“Two months ago I had a nice apartment in Chicago. I had a good job. I had a son. When something happened to the Negroes in the South I said, ‘That’s their business, not mine.’ Now I know how wrong I was. The murder of my son has shown me that what happens to any of us, anywhere in the world, had better be the business of us all!” –Mamie Till, mother of Emmett Till (1955)
On August 9th 2014, 18 year old Michael Brown was murdered by police officer Darren Wilson in Ferguson, Missouri. Michael was unarmed and suffered multiple gun shot wounds even after complying to Wilson’s demands, kneeling in the street with his hands up, no longer posing a justifiable threat.
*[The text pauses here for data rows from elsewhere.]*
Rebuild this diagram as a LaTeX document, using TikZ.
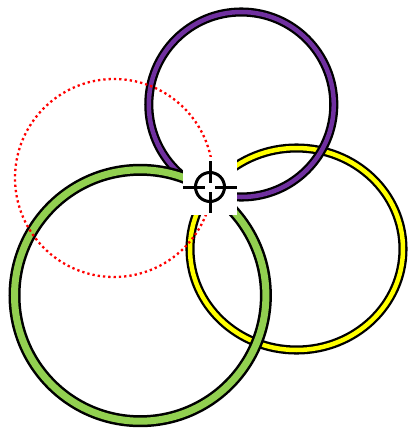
\documentclass[tikz,border=0pt]{standalone}
\definecolor{ringpurple}{HTML}{7030A0}
\definecolor{ringgreen}{HTML}{92D050}
\definecolor{ringyellow}{HTML}{FFFF00}
\tikzset{
  ring/.style={draw=black, line width=2.3pt, double=#1, double distance=4.5pt},
  fatring/.style={draw=black, line width=2.5pt, double=#1, double distance=7pt},
  reticle/.style={draw=black, line width=3pt}
}
\begin{document}
\begin{tikzpicture}[x=1pt, y=-1pt]
        \useasboundingbox (0,0) rectangle (413,429);

        % Rings, back to front
        \draw[ring=ringyellow] (296.5,249) ellipse (106.5 and 101);
        \draw[ring=ringpurple] (241.3,104.5) circle (92.5);
        \draw[fatring=ringgreen] (140.2,295.5) circle (125.7);

        % Dotted circle
        \draw[red, line width=2.3pt, dash pattern=on 2.3pt off 3pt] (114,178) circle (99);

        % Target mark on a white patch
        \coordinate (T) at (210,187);
        \fill[white] (183,157) rectangle (237,215);
        \draw[reticle] (T) circle (14.5);
        \draw[reticle] ([xshift=-27]T) -- ([xshift=-5]T);
        \draw[reticle] ([xshift=5]T) -- ([xshift=27]T);
        \draw[reticle] ([yshift=-25.5]T) -- ([yshift=-4.5]T);
        \draw[reticle] ([yshift=4.5]T) -- ([yshift=26]T);
    \end{tikzpicture}
\end{document}
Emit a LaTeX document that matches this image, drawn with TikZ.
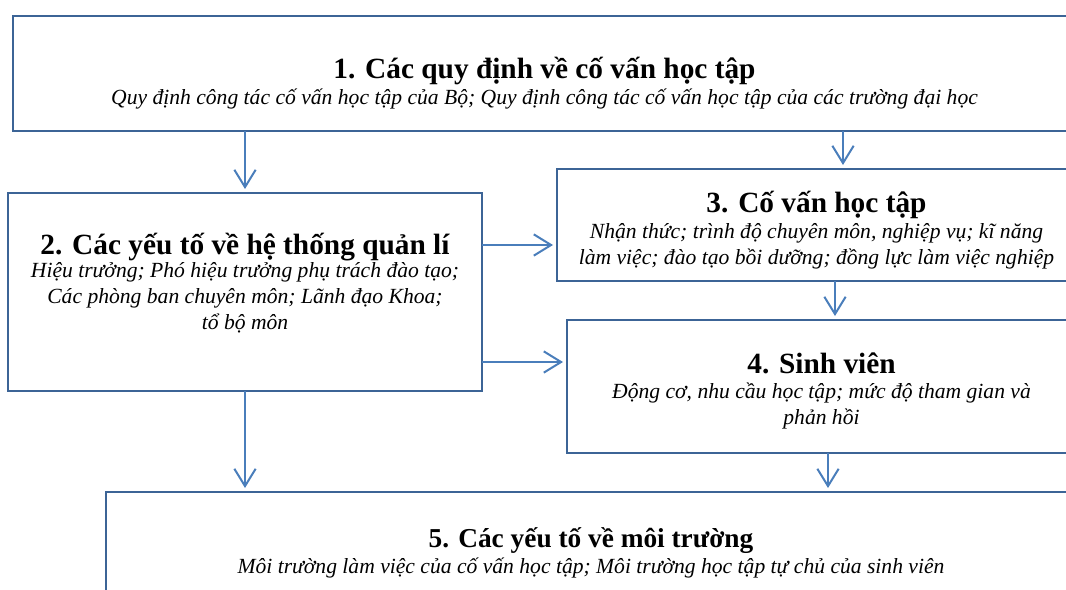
\documentclass[tikz,border=0pt]{standalone}
\usepackage{fontspec}
\setmainfont{Liberation Serif}
\usetikzlibrary{arrows.meta}
\definecolor{boxblue}{RGB}{60,100,150}
\definecolor{arrblue}{RGB}{74,126,187}
\begin{document}
\begin{tikzpicture}[x=0.75pt,y=-0.75pt,
  box/.style={draw=boxblue, line width=2.1pt, anchor=north west, inner sep=0pt, outer sep=0pt},
  arr/.style={draw=arrblue, line width=1.5pt, -{Straight Barb[length=13pt,width=16pt]}, shorten >=3pt},
  ttl/.style={font=\fontsize{22}{26}\selectfont\bfseries, anchor=base, inner sep=0pt},
  sub/.style={font=\fontsize{16.2}{19.5}\selectfont\itshape, anchor=base, align=center, inner sep=0pt}]
\useasboundingbox (0,0) rectangle (1066,589);
\begin{scope}
\clip (0,0) rectangle (1066,589);
\node[box, minimum width=1063*0.75pt, minimum height=115*0.75pt] (b1) at (13,16) {};
\node[box, minimum width=474*0.75pt, minimum height=198*0.75pt] (b2) at (8,193) {};
\node[box, minimum width=519*0.75pt, minimum height=112*0.75pt] (b3) at (557,169) {};
\node[box, minimum width=509*0.75pt, minimum height=133*0.75pt] (b4) at (567,320) {};
\node[box, minimum width=970*0.75pt, minimum height=140*0.75pt] (b5) at (106,492) {};

\draw[arr] (b1.south -| b2.north) -- (b2.north);
\draw[arr] (b1.south -| 843,0) -- (b3.north -| 843,0);
\draw[arr] (b2.east |- 0,245) -- (b3.west |- 0,245);
\draw[arr] (b2.east |- 0,362) -- (b4.west |- 0,362);
\draw[arr] (b3.south -| 835,0) -- (b4.north -| 835,0);
\draw[arr] (b2.south) -- (b5.north -| b2.south);
\draw[arr] (b4.south -| 828,0) -- (b5.north -| 828,0);

\node[ttl] (t1) at (b1.center |- 0,78) {1. Các quy định về cố vấn học tập};
\node[sub] (s1) at (b1.center |- 0,104) {Quy định công tác cố vấn học tập của Bộ; Quy định công tác cố vấn học tập của các trường đại học};
\node[ttl] (t2) at (b2.center |- 0,254) {2. Các yếu tố về hệ thống quản lí};
\node[sub] (s2) at (b2.center |- 0,329) {Hiệu trưởng; Phó hiệu trưởng phụ trách đào tạo;\\ Các phòng ban chuyên môn; Lãnh đạo Khoa;\\ tổ bộ môn};
\node[ttl] (t3) at (b3.center |- 0,212) {3. Cố vấn học tập};
\node[sub] (s3) at (b3.center |- 0,264) {Nhận thức; trình độ chuyên môn, nghiệp vụ; kĩ năng\\ làm việc; đào tạo bồi dưỡng; đồng lực làm việc nghiệp};
\node[ttl] (t4) at (b4.center |- 0,373) {4. Sinh viên};
\node[sub] (s4) at (b4.center |- 0,424) {Động cơ, nhu cầu học tập; mức độ tham gian và\\ phản hồi};
\node[ttl, font=\fontsize{20.5}{24}\selectfont\bfseries] (t5) at (b5.center |- 0,547) {5. Các yếu tố về môi trường};
\node[sub] (s5) at (b5.center |- 0,573) {Môi trường làm việc của cố vấn học tập; Môi trường học tập tự chủ của sinh viên};
\end{scope}
\end{tikzpicture}
\end{document}
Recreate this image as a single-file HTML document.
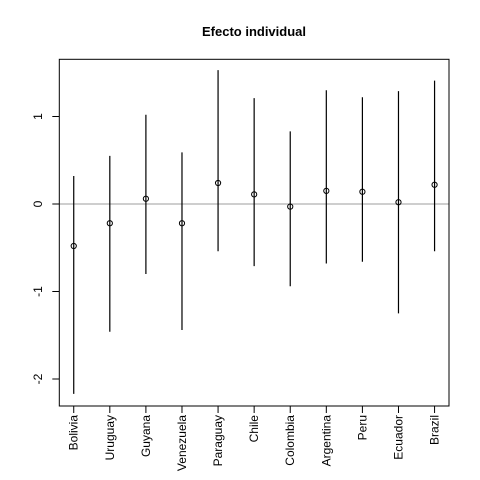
<!DOCTYPE html>
<html><head><meta charset="utf-8"><style>
body{margin:0;background:#fff}
svg{display:block;font-family:"Liberation Sans",Arial,sans-serif}
</style></head><body>
<svg id="chart" width="480" height="480" viewBox="0 0 480 480">
<rect width="480" height="480" fill="#fff"/>
<text x="254" y="36" text-anchor="middle" font-size="13" font-weight="bold">Efecto individual</text>
<g id="plot"></g>
</svg>
<script>
const categories=["Bolivia","Uruguay","Guyana","Venezuela","Paraguay","Chile","Colombia","Argentina","Peru","Ecuador","Brazil"];
const estimates=[-0.48,-0.22,0.06,-0.22,0.24,0.11,-0.03,0.15,0.14,0.02,0.22];
const upper=[0.32,0.55,1.02,0.59,1.53,1.21,0.83,1.30,1.22,1.29,1.41];
const lower=[-2.17,-1.46,-0.80,-1.44,-0.54,-0.71,-0.94,-0.68,-0.66,-1.25,-0.54];
const yTicks=[-2,-1,0,1];
const yTickLabels=["-2","-1","0","1"];
const NS="http://www.w3.org/2000/svg";
const g=document.getElementById('plot');
const L=59.3,R=449,T=59.3,B=406;
const n=categories.length;
const ext=(n-1)*0.04;
function xs(i){return L+(i+ext)/((n-1)+2*ext)*(R-L);}
function ys(v){return 204-87.5*v;}
function mk(t,a){const e=document.createElementNS(NS,t);for(const k in a)e.setAttribute(k,a[k]);g.appendChild(e);return e;}
let e=mk('line',{x1:L,x2:R,y1:ys(0),y2:ys(0),stroke:'#bebebe','stroke-width':1.5});


yTicks.forEach((v,i)=>{
 let t=mk('line',{x1:L-7,x2:L,y1:ys(v),y2:ys(v),stroke:'#000'});
 
 
 let tx=mk('text',{x:0,y:0,'font-size':12,'text-anchor':'middle',transform:`translate(42,${ys(v)}) rotate(-90)`});
 tx.textContent=yTickLabels[i];
 
 
});
categories.forEach((c,i)=>{
 const x=xs(i);
 let l=mk('line',{x1:x,x2:x,y1:ys(upper[i]),y2:ys(lower[i]),stroke:'#000','stroke-width':1.2});
 
 
 let p=mk('circle',{cx:x,cy:ys(estimates[i]),r:2.6,fill:'none',stroke:'#000','stroke-width':1});
 
 
 let t=mk('line',{x1:x,x2:x,y1:B,y2:B+7,stroke:'#000'});
 
 
 let tx=mk('text',{x:0,y:0,'font-size':12,'text-anchor':'end',transform:`translate(${x+4},${B+9}) rotate(-90)`});
 tx.textContent=c;
 
 
});
let box=mk('rect',{x:L,y:T,width:R-L,height:B-T,fill:'none',stroke:'#000'});


</script>
</body></html>
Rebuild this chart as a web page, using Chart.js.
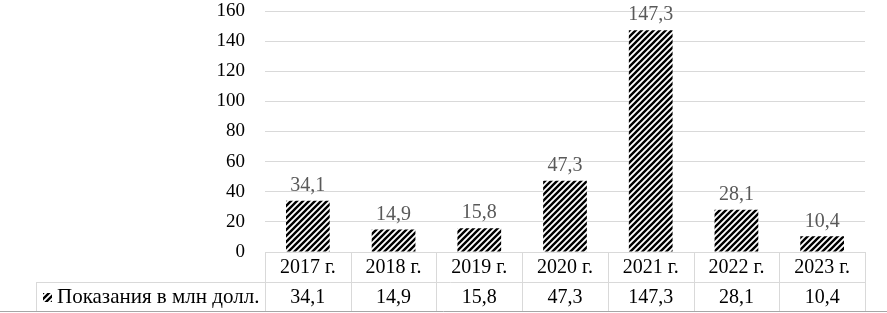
<!DOCTYPE html>
<html>
<head>
<meta charset="utf-8">
<script src="https://cdn.jsdelivr.net/npm/chart.js@4"></script>
<style>
  html, body { margin: 0; padding: 0; background: #fff; }
  #wrap { width: 887px; height: 313px; position: relative; }
</style>
</head>
<body>
<div id="wrap"><canvas id="chart_indications"></canvas></div>
<script>
// data
var years = ['2017 г.', '2018 г.', '2019 г.', '2020 г.', '2021 г.', '2022 г.', '2023 г.'];
var values = [34.1, 14.9, 15.8, 47.3, 147.3, 28.1, 10.4];
var seriesName = 'Показания в млн долл.';
var yTicks = [0, 20, 40, 60, 80, 100, 120, 140, 160];

var FONT = "'Liberation Serif', serif";
Chart.defaults.font.family = FONT;
Chart.defaults.font.size = 19;

function fmt(v) {
    return v.toFixed(1).replace('.', ',');
}

// black / white diagonal hatch, like the office "wide upward diagonal"
function makeHatch() {
    var c = document.createElement('canvas');
    c.width = 6; c.height = 6;
    var g = c.getContext('2d');
    g.fillStyle = '#fff';
    g.fillRect(0, 0, 6, 6);
    g.strokeStyle = '#000';
    g.lineWidth = 2.4;
    g.beginPath();
    g.moveTo(-1, 7); g.lineTo(7, -1);
    g.moveTo(-4, 4); g.lineTo(4, -4);
    g.moveTo(2, 10); g.lineTo(10, 2);
    g.stroke();
    return g.createPattern(c, 'repeat');
}
var hatch = makeHatch();

var tablePlugin = {
    id: 'dataTable',
    afterDraw: function (chart) {
        var ctx = chart.ctx;
        var area = chart.chartArea;
        var n = years.length;
        var cw = (area.right - area.left) / n;
        var r1top = area.bottom, r1bot = area.bottom + 30, r2bot = 311;
        var legLeft = 36;
        ctx.save();
        ctx.strokeStyle = '#d9d9d9';
        ctx.lineWidth = 1;
        ctx.beginPath();
        ctx.moveTo(area.left, r1top + 0.5); ctx.lineTo(area.right, r1top + 0.5);
        ctx.moveTo(legLeft, r1bot + 0.5); ctx.lineTo(area.right, r1bot + 0.5);
        for (var i = 0; i <= n; i++) {
            var x = Math.round(area.left + i * cw) + 0.5;
            ctx.moveTo(x, r1top); ctx.lineTo(x, r2bot);
        }
        ctx.moveTo(legLeft + 0.5, r1bot); ctx.lineTo(legLeft + 0.5, r2bot);
        ctx.stroke();

        // bottom rule
        ctx.strokeStyle = '#a6a6a6';
        ctx.beginPath();
        ctx.moveTo(0, r2bot + 0.5); ctx.lineTo(887, r2bot + 0.5);
        ctx.stroke();

        ctx.fillStyle = '#000';
        ctx.font = '20px ' + FONT;
        ctx.textAlign = 'center';
        ctx.textBaseline = 'middle';
        var xs = chart.scales.x;
        for (var j = 0; j < n; j++) {
            var cx = xs.getPixelForValue(j);
            ctx.fillText(years[j], cx, (r1top + r1bot) / 2 + 1);
            ctx.fillText(fmt(values[j]), cx, (r1bot + r2bot) / 2 + 1);
        }

        // legend key + name
        ctx.fillStyle = hatch;
        ctx.fillRect(43, 293, 9, 9);
        ctx.fillStyle = '#000';
        ctx.textAlign = 'left';
        ctx.font = '21px ' + FONT;
        ctx.fillText(seriesName, 57, (r1bot + r2bot) / 2 + 1);
        ctx.restore();
    }
};

var labelPlugin = {
    id: 'barLabels',
    afterDatasetsDraw: function (chart) {
        var ctx = chart.ctx;
        var meta = chart.getDatasetMeta(0);
        ctx.save();
        ctx.fillStyle = '#595959';
        ctx.font = '20px ' + FONT;
        ctx.textAlign = 'center';
        ctx.textBaseline = 'bottom';
        meta.data.forEach(function (bar, i) {
            ctx.fillText(fmt(values[i]), bar.x, bar.y - 5);
        });
        ctx.restore();
    }
};

var chart_indications = new Chart(document.getElementById('chart_indications'), {
    type: 'bar',
    data: {
        labels: years,
        datasets: [{
            label: seriesName,
            data: values,
            backgroundColor: hatch,
            borderWidth: 0,
            categoryPercentage: 1,
            barPercentage: 0.51
        }]
    },
    options: {
        animation: false,
        responsive: true,
        maintainAspectRatio: false,
        layout: {
            padding: { left: 0, right: 22, top: 0, bottom: 61 }
        },
        plugins: {
            legend: { display: false },
            tooltip: { enabled: false }
        },
        scales: {
            x: {
                display: false
            },
            y: {
                min: 0,
                max: 160,
                afterBuildTicks: function (scale) {
                    scale.ticks = yTicks.map(function (v) { return { value: v }; });
                },
                afterFit: function (scale) {
                    scale.width = 265;
                    scale.paddingTop = 11;
                },
                border: { display: false },
                grid: {
                    color: '#d9d9d9',
                    drawTicks: false
                },
                ticks: {
                    padding: 20,
                    color: '#000',
                    font: { family: FONT, size: 19 }
                }
            }
        }
    },
    plugins: [tablePlugin, labelPlugin, {
        id: 'whiteBg',
        beforeDraw: function (chart) {
            var ctx = chart.ctx;
            ctx.save();
            ctx.fillStyle = '#fff';
            ctx.fillRect(0, 0, chart.width, chart.height);
            ctx.restore();
        }
    }]
});
</script>
</body>
</html>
Mainstream media has not only attempted to taint Michael’s character and downplay the aggressive tactics employed by police in the wake of his death, but they are also skewing the public’s perception of protestors on the ground. The fact that protestors are standing outside of small businesses each night in an attempt to deter others from looting isn’t a story worth telling!
I intend to go to Ferguson with several like-minded friends and I ask that you will aid me in doing so. We plan to conduct several seminars for members of the community including writing/poetry workshops to provide an emotional outlet to deal with their trauma and confusion, along with “Know Your Rights” workshops to inform individuals on their constitutional rights and how they apply to their interactions with police.
I hope to work specifically with youth in both processing their feelings on Michael Brown’s death and equipping them with the tools necessary to prepare them for what they may encounter in the years to come. I will also be working directly with community organizers in their efforts to communicate with local government officials to ensure that justice is served.
Your donation will assist with transportation, lodging, food, first aid supplies, and printing workshop materials.
Michael Brown’s name is yet another added to the ever-growing list of Black men killed in this country at the hands of law enforcement, merely armed with melanin and shrouded in stereotypical notions of their gender and race. Enough is enough. Please contribute what you can.